I believe I’ve used this picture before, but I don’t even care. It’s an awesome message that tends to come true more often than not.

But just like with anything else, too much of a good thing becomes a bad thing. I’m on track to be a millionaire by forty if I continue to work that long and I still spend sleepless nights envisioning what might happen if I lose my job. I get worked up over relatively small setbacks that pose almost zero threat to my long term success in any area of life. Through hard work on my mindset and rapidly improving actual circumstances, I have gotten better about this. But my desires are still way too close to the security end of the spectrum. As far as I can tell, there are at least two antidotes to this problem.

One is to assess your position and worst case scenario from a rational viewpoint. Think about things as if an average, unbiased observer was watching your life on tv. In my case, if I lost my job, I could live on cash for at least six months without that income and if I needed to go further, I could liquidate enough in other assets to extend that by years. It is pretty difficult to imagine a scenario where I wouldn’t have another job by the time all my assets were exhausted and it wouldn’t even have to be a remotely comparable job to my existing one since my living expenses are less than $30k a year and I could cut them by half and still have everything I technically needed. But if none of that worked out, I have friends and family. I’m not the easiest guy on earth to get along with, as you may have guessed by reading my blog, but there is almost a zero percent chance that no one would take me in while I worked to get back on my feet. Even if no one would, there are organizations and programs dedicated to people in such dire circumstances. And even if none of that helped me, I see homeless people on the streets every day; they are surviving somehow. Almost the entirety of this analysis is absurd because I’m relatively unlikely to take the very first step down the path I’ve just described. I’m well educated and intelligent, I have a good work ethic, there is a (generally) high demand for people with my skillset, and thus far, my income has increased rapidly and consistently.

Another approach is to look at things from the opposite point of view. Since graduating from college, my income has risen over 20% on an annualized basis and while obviously not infinitely sustainable, the rate has only increased as the years have gone on. While I’m on a strongly upward trend in my current job, it is fairly common knowledge within my industry that my employer offers more of an experience building opportunity than a wealth building one and as such, the pay is on the low end of the market. I occasionally get calls from recruiters throwing out numbers $50-100k higher than my current total compensation in an effort to get me to interview for positions I’m getting more qualified for every day. Those calls are getting more frequent over time and in the next year or two, it’s likely that the right one will come. I have a profitable side business that I will likely be able to scale up as large as I would ever want to. My investment account balances grow pretty rapidly since I’m adding a huge portion of my income to them on an ongoing basis. I have a great network of past and current coworkers, many of whom I count as friends. And I have talents besides the ones I’m currently using to bring in money that I have only barely begun to explore. A strong argument could be made that I am likely to have substantially more resources for the foreseeable future – not less, and certainly not none.

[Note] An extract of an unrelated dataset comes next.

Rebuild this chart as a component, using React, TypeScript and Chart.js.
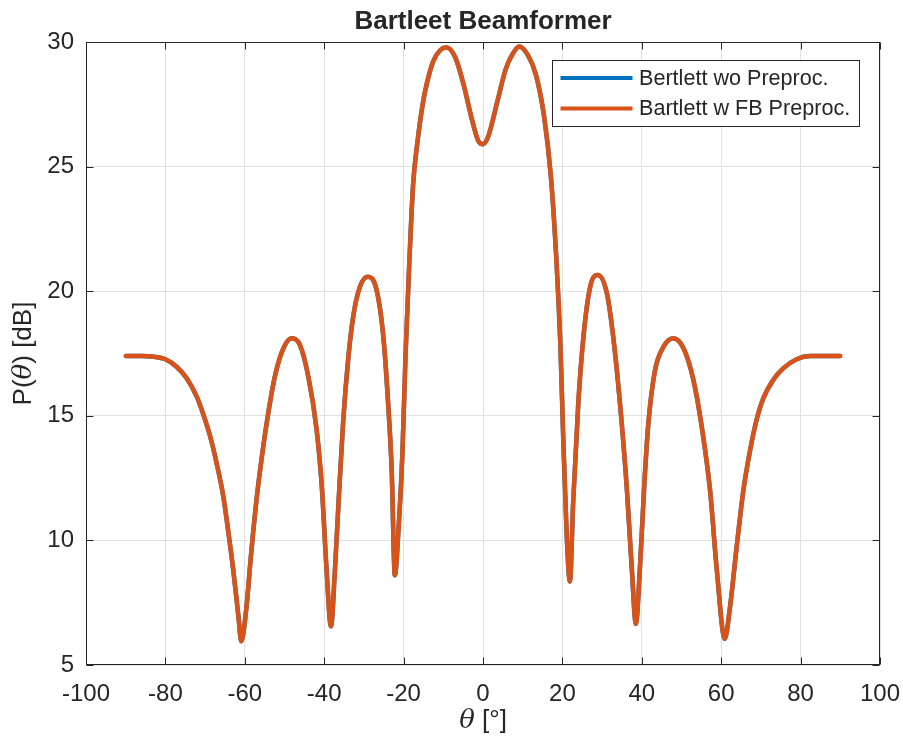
import { useEffect, useRef } from 'react';
import { Chart, registerables } from 'chart.js';

Chart.register(...registerables);

// ---- data ----
const thetaDeg = [
  -90, -86, -83, -80, -77.2, -74.6, -72.1, -70.4, -68.7, -67.1, -65.4, -64.2, -62.9, -61.6, -60.9,
  -59.6, -58.5, -57, -55.5, -54, -52.4, -50.3, -48.2, -46.1, -44.0, -41.9, -40.6, -39.4, -38.3,
  -37.3, -36.4, -35.2, -33.9, -32.7, -31.0, -29.0, -26.8, -25.1, -23.9, -23.0, -22.2, -21.3, -20.3,
  -19.5, -18.6, -17.6, -16.5, -15.2, -14.2, -12.5, -10.8, -9.2, -7.0, -4.9, -2.8, -1.1, 0, 1.4, 3.6,
  5.7, 7.4, 9.1, 11.2, 13.3, 15.4, 17.1, 18.4, 19.5, 20.2, 21.1, 21.9, 22.7, 24.0, 25.3, 27.0, 28.9,
  31.2, 32.8, 34.5, 36.2, 37.5, 38.5, 39.5, 40.6, 41.6, 43.3, 45.4, 47.9, 50.5, 53.0, 55.1, 57.2,
  58.9, 60.9, 62.2, 63.9, 65.6, 67.3, 68.9, 70.6, 73.1, 75.6, 79.0, 82.4, 86, 90,
];

const powerFbDb = [
  17.4, 17.4, 17.37, 17.27, 16.97, 16.5, 15.77, 15.03, 14.16, 13.1, 11.75, 10.4, 8.8, 6.94, 5.95,
  7.3, 9.3, 11.7, 13.6, 15.2, 16.6, 17.7, 18.11, 17.84, 16.57, 14.43, 12.15, 8.81, 6.55,
  8.81, 11.49, 14.83, 17.37, 18.98, 20.18, 20.58, 20.05, 18.17, 15.5, 12.82, 8.6, 10.4, 13.5,
  17.5, 21.0, 24.3, 26.0, 27.5, 28.3, 29.24, 29.67, 29.78, 29.39, 28.3, 26.9, 26.0, 25.9, 26.25, 27.6,
  28.9, 29.5, 29.82, 29.5, 28.7, 27.0, 24.6, 21.5, 17.8, 14.16, 10.15, 8.35, 11.49, 15.5, 18.17, 20.18, 20.65,
  19.92, 18.17, 15.5, 12.15, 8.81, 6.65, 8.81, 12.15, 14.6, 16.8, 17.75, 18.11, 17.71, 16.44, 14.56, 12.0,
  8.8, 6.05, 7.3, 9.75, 12.02, 13.63, 14.83, 15.7, 16.44, 16.9, 17.27, 17.4, 17.4, 17.4,
];

// The curve without preprocessing lies exactly under the FB curve.
const powerWoPreDb = [
  17.4, 17.4, 17.37, 17.27, 16.97, 16.5, 15.77, 15.03, 14.16, 13.1, 11.75, 10.4, 8.8, 6.94, 5.95,
  7.3, 9.3, 11.7, 13.6, 15.2, 16.6, 17.7, 18.11, 17.84, 16.57, 14.43, 12.15, 8.81, 6.55,
  8.81, 11.49, 14.83, 17.37, 18.98, 20.18, 20.58, 20.05, 18.17, 15.5, 12.82, 8.6, 10.4, 13.5,
  17.5, 21.0, 24.3, 26.0, 27.5, 28.3, 29.24, 29.67, 29.78, 29.39, 28.3, 26.9, 26.0, 25.9, 26.25, 27.6,
  28.9, 29.5, 29.82, 29.5, 28.7, 27.0, 24.6, 21.5, 17.8, 14.16, 10.15, 8.35, 11.49, 15.5, 18.17, 20.18, 20.65,
  19.92, 18.17, 15.5, 12.15, 8.81, 6.65, 8.81, 12.15, 14.6, 16.8, 17.75, 18.11, 17.71, 16.44, 14.56, 12.0,
  8.8, 6.05, 7.3, 9.75, 12.02, 13.63, 14.83, 15.7, 16.44, 16.9, 17.27, 17.4, 17.4, 17.4,
];

const xTickValues = [-100, -80, -60, -40, -20, 0, 20, 40, 60, 80, 100];
const yTickValues = [5, 10, 15, 20, 25, 30];

const chartTitle = 'Bartleet Beamformer';
const seriesNames = ['Bertlett wo Preproc.', 'Bartlett w FB Preproc.'];
const seriesColors = ['#0072BD', '#D95319'];

const FONT = '"Liberation Sans", Arial, Helvetica, sans-serif';
const INK = '#262626';

const decorPlugin = {
  id: 'matlabDecor',
  afterDraw(chart: any) {
    const { ctx, chartArea } = chart;
    const { left, right, top, bottom } = chartArea;
    const xs = chart.scales.x;
    const ys = chart.scales.y;
    ctx.save();
    // frame
    ctx.strokeStyle = INK;
    ctx.lineWidth = 1;
    const L = Math.round(left) + 0.5;
    const R = Math.round(right) - 0.5;
    const T = Math.round(top) + 0.5;
    const B = Math.round(bottom) - 0.5;
    ctx.strokeRect(L, T, R - L, B - T);
    // inward ticks
    const tl = 7;
    ctx.beginPath();
    xTickValues.forEach((v) => {
      const px = Math.round(xs.getPixelForValue(v)) + 0.5;
      ctx.moveTo(px, B);
      ctx.lineTo(px, B - tl);
      ctx.moveTo(px, T);
      ctx.lineTo(px, T + tl);
    });
    yTickValues.forEach((v) => {
      const py = Math.round(ys.getPixelForValue(v)) + 0.5;
      ctx.moveTo(L, py);
      ctx.lineTo(L + tl, py);
      ctx.moveTo(R, py);
      ctx.lineTo(R - tl, py);
    });
    ctx.stroke();

    // title
    ctx.fillStyle = INK;
    ctx.textBaseline = 'middle';
    ctx.textAlign = 'center';
    ctx.font = `bold 26px ${FONT}`;
    ctx.fillText(chartTitle, (left + right) / 2, 22);

    const drawMixed = (parts: { t: string; f: string }[], cx: number, cy: number) => {
      let total = 0;
      parts.forEach((p) => {
        ctx.font = p.f;
        total += ctx.measureText(p.t).width;
      });
      let x = cx - total / 2;
      ctx.textAlign = 'left';
      parts.forEach((p) => {
        ctx.font = p.f;
        ctx.fillText(p.t, x, cy);
        x += ctx.measureText(p.t).width;
      });
    };
    const reg = `26px ${FONT}`;
    const ita = `italic 26px "DejaVu Serif", "Liberation Serif", serif`;
    drawMixed(
      [
        { t: 'θ', f: ita },
        { t: ' [°]', f: reg },
      ],
      (left + right) / 2,
      721
    );
    ctx.save();
    ctx.translate(24, (top + bottom) / 2);
    ctx.rotate(-Math.PI / 2);
    drawMixed(
      [
        { t: 'P(', f: reg },
        { t: 'θ', f: ita },
        { t: ') [dB]', f: reg },
      ],
      0,
      0
    );
    ctx.restore();

    // legend
    const bx = Math.round(right) - 327.5;
    const by = Math.round(top) + 18.5;
    const bw = 307;
    const bh = 66;
    ctx.fillStyle = '#ffffff';
    ctx.fillRect(bx, by, bw, bh);
    ctx.strokeStyle = INK;
    ctx.lineWidth = 1;
    ctx.strokeRect(bx, by, bw, bh);
    ctx.font = `21.6px ${FONT}`;
    ctx.textAlign = 'left';
    ctx.textBaseline = 'middle';
    const rows = [by + 17.5, by + 48];
    seriesNames.forEach((name, i) => {
      ctx.strokeStyle = seriesColors[i];
      ctx.lineWidth = 4;
      ctx.beginPath();
      ctx.moveTo(bx + 8, rows[i]);
      ctx.lineTo(bx + 80, rows[i]);
      ctx.stroke();
      ctx.fillStyle = INK;
      ctx.fillText(name, bx + 86.5, rows[i] + 1);
    });
    ctx.restore();
  },
};

export default function App() {
  const canvasRef = useRef<HTMLCanvasElement | null>(null);

  useEffect(() => {
    const canvas = canvasRef.current;
    if (!canvas) return;
    const toPoints = (ys: number[]) => thetaDeg.map((t, i) => ({ x: t, y: ys[i] }));
    const chart = new Chart(canvas, {
      type: 'line',
      data: {
        datasets: [
          {
            label: seriesNames[0],
            data: toPoints(powerWoPreDb),
            borderColor: seriesColors[0],
            backgroundColor: seriesColors[0],
            borderWidth: 4.5,
            pointRadius: 0,
            cubicInterpolationMode: 'monotone',
            order: 1,
          },
          {
            label: seriesNames[1],
            data: toPoints(powerFbDb),
            borderColor: seriesColors[1],
            backgroundColor: seriesColors[1],
            borderWidth: 4.5,
            pointRadius: 0,
            cubicInterpolationMode: 'monotone',
            borderCapStyle: 'round',
            borderJoinStyle: 'round',
            order: 0,
          },
        ],
      },
      options: {
        responsive: false,
        animation: false,
        devicePixelRatio: 1,
        layout: { padding: { top: 42, right: 23, left: 0, bottom: 0 } },
        plugins: {
          legend: { display: false },
          title: { display: false },
          tooltip: { enabled: false },
        },
        scales: {
          x: {
            type: 'linear',
            min: -100,
            max: 100,
            afterBuildTicks: (s: any) => {
              s.ticks = xTickValues.map((v) => ({ value: v }));
            },
            afterFit: (s: any) => {
              s.height = 77;
              s.paddingLeft = 0;
              s.paddingRight = 0;
            },
            ticks: {
              font: { size: 24, family: FONT },
              color: INK,
              padding: 15,
              maxRotation: 0,
              autoSkip: false,
            },
            grid: { color: '#e1e1e1', lineWidth: 1, drawTicks: false },
            border: { display: false },
          },
          y: {
            type: 'linear',
            min: 5,
            max: 30,
            afterBuildTicks: (s: any) => {
              s.ticks = yTickValues.map((v) => ({ value: v }));
            },
            afterFit: (s: any) => {
              s.width = 86;
              s.paddingTop = 0;
              s.paddingBottom = 0;
            },
            ticks: {
              font: { size: 24, family: FONT },
              color: INK,
              padding: 12,
              autoSkip: false,
            },
            grid: { color: '#e1e1e1', lineWidth: 1, drawTicks: false },
            border: { display: false },
          },
        },
      },
      plugins: [decorPlugin],
    } as any);
    return () => chart.destroy();
  }, []);

  return (
    <div style={{ position: 'fixed', left: 0, top: 0, width: 903, height: 742, background: '#ffffff' }}>
      <canvas ref={canvasRef} width={903} height={742} style={{ width: 903, height: 742, display: 'block' }} />
    </div>
  );
}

All in all, I’m an extremely fortunate guy and a hell of a lot would have to go wrong in this world before I’d be on the street. Your situation may be better or worse than mine but working through the analysis would likely make you feel better if you’re a chronic worrier like me. If it doesn’t make you feel better, then figure out what would and start setting some goals that will help you move in that direction. But the bottom line is this: time spent worrying irrationally is time that could have been spent enjoying the buffet of happy experiences and growth opportunities life offers every day.